— BEGIN TASK MATERIAL —

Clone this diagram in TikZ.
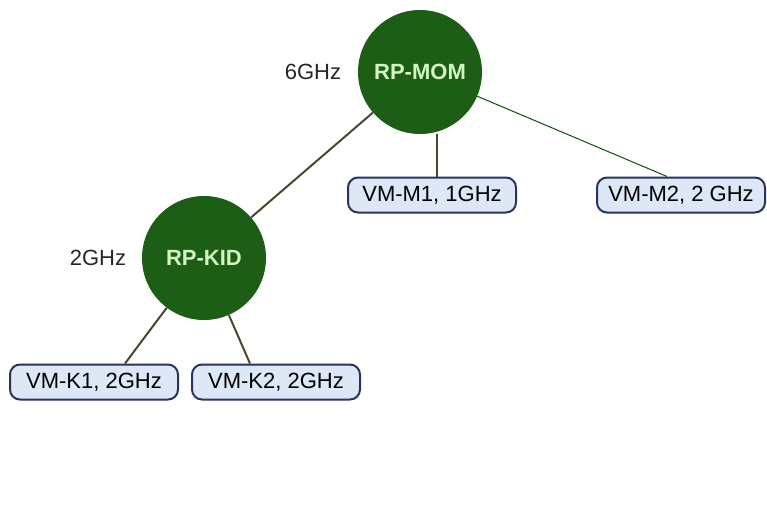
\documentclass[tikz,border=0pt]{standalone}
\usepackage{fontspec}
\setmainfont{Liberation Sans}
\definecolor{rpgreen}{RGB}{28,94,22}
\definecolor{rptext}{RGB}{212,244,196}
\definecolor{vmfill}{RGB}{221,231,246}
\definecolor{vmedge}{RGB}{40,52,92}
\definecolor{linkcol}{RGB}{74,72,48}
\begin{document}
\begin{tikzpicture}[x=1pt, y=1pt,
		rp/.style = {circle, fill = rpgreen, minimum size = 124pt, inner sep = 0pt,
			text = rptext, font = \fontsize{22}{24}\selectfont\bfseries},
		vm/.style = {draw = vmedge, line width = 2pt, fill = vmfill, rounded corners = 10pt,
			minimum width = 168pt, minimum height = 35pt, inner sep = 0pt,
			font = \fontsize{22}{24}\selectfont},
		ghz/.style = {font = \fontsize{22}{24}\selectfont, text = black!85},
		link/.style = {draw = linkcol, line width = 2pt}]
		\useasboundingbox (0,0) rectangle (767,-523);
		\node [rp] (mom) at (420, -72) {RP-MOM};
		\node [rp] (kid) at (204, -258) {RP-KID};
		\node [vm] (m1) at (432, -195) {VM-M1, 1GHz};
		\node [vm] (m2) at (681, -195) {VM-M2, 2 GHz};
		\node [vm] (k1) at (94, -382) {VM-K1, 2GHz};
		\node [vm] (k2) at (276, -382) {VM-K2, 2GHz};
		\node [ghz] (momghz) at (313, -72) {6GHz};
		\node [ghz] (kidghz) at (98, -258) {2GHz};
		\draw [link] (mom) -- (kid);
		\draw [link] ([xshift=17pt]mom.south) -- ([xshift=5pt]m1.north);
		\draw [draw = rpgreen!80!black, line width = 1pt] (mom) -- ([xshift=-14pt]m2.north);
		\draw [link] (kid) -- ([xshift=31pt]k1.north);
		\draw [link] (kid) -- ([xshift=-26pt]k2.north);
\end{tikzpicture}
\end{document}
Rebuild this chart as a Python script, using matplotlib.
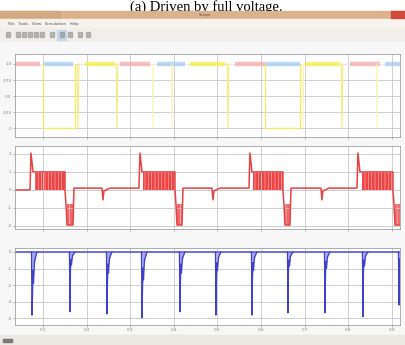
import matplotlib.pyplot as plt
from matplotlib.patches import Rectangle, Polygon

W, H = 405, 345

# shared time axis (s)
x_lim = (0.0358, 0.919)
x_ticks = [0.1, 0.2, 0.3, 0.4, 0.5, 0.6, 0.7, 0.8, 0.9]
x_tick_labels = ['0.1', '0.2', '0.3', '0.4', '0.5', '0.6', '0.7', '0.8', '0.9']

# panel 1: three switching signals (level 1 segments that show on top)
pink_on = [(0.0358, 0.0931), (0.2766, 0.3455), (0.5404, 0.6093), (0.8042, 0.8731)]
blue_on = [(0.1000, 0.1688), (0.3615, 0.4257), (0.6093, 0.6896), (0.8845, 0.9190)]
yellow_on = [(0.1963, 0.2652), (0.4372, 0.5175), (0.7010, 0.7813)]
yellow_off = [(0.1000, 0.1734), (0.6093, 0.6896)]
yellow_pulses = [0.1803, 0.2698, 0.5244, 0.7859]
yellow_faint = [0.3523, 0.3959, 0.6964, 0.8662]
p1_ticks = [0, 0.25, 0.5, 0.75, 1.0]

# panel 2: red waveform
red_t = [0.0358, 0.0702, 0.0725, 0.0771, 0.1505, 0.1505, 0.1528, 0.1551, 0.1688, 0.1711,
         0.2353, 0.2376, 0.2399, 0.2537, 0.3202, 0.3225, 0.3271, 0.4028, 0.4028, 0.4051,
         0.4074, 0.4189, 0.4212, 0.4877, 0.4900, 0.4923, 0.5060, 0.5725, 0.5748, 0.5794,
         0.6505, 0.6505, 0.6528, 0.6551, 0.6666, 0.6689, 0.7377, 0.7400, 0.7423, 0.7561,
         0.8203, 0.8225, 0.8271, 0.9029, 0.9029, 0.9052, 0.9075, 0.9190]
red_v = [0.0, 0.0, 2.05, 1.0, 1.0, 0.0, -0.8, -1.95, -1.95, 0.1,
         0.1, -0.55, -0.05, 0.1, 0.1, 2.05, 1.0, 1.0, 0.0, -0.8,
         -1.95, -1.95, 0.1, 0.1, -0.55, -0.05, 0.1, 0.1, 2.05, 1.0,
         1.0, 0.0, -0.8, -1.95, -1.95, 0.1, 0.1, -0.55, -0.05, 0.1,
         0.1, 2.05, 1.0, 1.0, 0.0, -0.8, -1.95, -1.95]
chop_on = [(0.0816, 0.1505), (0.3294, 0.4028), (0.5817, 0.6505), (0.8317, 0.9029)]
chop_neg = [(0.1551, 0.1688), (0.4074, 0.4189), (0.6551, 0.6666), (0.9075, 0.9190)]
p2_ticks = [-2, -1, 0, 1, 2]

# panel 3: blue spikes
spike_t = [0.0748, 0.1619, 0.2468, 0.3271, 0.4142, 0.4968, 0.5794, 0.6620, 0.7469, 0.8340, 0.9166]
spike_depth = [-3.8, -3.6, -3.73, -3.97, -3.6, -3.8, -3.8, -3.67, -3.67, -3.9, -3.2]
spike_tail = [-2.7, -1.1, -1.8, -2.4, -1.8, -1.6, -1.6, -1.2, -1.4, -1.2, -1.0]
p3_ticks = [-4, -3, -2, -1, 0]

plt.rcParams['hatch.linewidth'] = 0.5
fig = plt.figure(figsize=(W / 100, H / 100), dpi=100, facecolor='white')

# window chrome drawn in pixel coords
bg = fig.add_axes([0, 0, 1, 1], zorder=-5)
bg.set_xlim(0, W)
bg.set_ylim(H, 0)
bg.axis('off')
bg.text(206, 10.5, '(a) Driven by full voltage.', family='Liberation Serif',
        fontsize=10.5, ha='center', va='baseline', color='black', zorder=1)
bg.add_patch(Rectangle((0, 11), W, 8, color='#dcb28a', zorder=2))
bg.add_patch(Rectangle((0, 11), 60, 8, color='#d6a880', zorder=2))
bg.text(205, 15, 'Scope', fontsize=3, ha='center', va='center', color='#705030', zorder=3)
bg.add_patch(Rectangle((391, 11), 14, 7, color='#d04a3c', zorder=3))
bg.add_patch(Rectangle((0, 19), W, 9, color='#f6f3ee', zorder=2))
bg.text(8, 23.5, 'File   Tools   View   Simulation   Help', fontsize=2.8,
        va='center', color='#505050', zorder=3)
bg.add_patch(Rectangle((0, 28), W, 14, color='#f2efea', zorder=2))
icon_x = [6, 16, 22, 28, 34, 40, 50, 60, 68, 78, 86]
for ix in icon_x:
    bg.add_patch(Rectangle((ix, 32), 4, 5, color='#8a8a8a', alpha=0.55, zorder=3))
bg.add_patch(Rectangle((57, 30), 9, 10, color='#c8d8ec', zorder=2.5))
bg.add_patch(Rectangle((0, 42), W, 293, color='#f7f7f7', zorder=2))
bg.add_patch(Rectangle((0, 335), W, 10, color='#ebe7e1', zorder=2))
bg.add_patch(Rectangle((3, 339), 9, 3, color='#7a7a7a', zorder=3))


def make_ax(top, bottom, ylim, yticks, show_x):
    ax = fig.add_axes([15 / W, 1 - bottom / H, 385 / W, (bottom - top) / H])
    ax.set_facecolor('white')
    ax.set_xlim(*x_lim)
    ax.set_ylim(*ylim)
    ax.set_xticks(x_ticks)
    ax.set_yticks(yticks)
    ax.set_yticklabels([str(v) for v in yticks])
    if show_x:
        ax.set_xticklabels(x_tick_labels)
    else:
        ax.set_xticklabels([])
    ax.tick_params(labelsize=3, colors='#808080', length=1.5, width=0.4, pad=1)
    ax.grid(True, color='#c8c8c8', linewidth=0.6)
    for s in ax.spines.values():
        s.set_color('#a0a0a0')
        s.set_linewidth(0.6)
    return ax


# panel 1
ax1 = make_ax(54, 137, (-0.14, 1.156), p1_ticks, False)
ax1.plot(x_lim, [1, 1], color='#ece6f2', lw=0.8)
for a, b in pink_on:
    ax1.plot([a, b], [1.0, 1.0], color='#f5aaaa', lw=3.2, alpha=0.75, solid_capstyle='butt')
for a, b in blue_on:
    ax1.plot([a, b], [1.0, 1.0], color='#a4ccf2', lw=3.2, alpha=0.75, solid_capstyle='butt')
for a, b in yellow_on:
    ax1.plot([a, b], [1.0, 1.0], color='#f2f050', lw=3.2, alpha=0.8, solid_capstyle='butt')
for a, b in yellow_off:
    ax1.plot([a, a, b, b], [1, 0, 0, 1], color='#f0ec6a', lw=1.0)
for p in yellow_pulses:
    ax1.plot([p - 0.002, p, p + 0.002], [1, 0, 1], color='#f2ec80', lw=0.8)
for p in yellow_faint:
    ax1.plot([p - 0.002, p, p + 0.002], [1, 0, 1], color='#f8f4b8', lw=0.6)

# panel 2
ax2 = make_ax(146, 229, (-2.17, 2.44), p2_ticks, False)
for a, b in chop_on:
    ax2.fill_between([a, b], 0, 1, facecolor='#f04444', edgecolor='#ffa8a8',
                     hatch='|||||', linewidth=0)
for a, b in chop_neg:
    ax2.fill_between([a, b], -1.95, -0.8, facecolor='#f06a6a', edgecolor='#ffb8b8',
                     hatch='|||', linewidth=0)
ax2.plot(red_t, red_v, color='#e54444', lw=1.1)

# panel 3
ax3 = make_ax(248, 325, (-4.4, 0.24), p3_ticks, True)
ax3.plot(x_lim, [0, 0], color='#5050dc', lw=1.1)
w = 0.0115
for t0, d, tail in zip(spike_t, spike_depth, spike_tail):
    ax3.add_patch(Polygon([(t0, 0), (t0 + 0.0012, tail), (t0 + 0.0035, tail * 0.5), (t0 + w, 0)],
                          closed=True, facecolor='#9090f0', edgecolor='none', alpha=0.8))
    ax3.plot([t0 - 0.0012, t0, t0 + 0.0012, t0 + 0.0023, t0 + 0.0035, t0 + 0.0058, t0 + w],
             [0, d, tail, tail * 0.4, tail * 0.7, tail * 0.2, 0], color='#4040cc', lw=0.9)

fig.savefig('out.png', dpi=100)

— END TASK MATERIAL —

* **WORK INSTRUCTIONS**: In the listing above, locate each line with "this" and copy it.

* **RESPONSE BELOW**:
Clone this diagram in TikZ.
Rebuild this chart as a Python script, using matplotlib.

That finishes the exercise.